>>>
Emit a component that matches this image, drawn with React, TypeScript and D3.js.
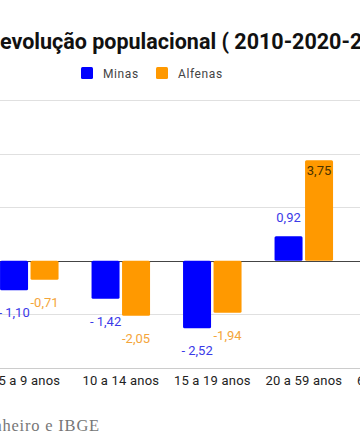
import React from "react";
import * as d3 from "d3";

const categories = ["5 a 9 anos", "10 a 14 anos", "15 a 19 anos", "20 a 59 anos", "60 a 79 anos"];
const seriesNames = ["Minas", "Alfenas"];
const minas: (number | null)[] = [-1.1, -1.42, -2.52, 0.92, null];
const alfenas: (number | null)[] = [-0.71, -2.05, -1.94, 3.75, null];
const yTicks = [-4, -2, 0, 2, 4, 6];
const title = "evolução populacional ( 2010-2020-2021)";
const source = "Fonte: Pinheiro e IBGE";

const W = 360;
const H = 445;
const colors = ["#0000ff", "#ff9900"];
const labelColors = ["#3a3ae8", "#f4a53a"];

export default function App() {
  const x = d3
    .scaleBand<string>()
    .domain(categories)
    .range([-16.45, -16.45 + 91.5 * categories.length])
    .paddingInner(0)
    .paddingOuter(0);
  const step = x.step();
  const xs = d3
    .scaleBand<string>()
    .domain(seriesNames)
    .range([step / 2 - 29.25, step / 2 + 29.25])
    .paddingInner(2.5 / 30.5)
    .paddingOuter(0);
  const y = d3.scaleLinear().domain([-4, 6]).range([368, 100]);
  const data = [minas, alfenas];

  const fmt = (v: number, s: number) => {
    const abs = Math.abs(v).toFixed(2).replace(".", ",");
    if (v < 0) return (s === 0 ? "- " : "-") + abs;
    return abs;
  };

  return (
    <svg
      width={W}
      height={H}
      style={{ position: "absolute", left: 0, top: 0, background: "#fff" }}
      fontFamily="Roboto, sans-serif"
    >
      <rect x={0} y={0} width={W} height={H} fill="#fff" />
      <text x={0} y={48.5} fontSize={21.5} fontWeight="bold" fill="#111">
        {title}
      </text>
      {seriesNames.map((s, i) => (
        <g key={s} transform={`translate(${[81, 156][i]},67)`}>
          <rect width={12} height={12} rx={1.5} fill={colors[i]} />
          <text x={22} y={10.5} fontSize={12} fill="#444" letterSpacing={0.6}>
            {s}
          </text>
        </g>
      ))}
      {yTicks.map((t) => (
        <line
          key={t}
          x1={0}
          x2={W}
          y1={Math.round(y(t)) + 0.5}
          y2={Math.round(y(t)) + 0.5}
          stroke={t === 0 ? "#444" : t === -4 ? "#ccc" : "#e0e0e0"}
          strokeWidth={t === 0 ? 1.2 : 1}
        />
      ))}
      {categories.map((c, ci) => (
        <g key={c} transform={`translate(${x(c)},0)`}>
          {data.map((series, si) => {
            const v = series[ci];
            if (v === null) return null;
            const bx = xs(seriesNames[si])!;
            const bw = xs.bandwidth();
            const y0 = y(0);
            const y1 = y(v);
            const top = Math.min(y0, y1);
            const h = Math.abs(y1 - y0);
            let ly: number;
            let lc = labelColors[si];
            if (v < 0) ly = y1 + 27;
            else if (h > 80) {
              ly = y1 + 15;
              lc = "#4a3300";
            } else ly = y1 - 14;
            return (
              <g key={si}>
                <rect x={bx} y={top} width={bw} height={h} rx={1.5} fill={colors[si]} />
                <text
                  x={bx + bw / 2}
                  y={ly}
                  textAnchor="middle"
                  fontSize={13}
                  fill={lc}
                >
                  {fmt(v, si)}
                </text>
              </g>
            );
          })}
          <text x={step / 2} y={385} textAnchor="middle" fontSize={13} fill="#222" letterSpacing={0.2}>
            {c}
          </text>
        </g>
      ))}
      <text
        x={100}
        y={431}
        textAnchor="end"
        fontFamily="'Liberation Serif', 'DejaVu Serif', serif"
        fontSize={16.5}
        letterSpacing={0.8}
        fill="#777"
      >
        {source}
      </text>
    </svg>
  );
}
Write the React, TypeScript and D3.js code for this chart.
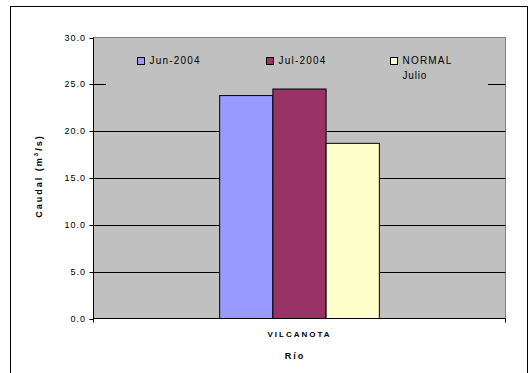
<<<
The images in the entries above should be left out; please reproduce exactly the lines from the first through the one containing "import * as".

- [TASK SOLUTION]
Emit a component that matches this image, drawn with React, TypeScript and D3.js.
import React from "react";
import * as d3 from "d3";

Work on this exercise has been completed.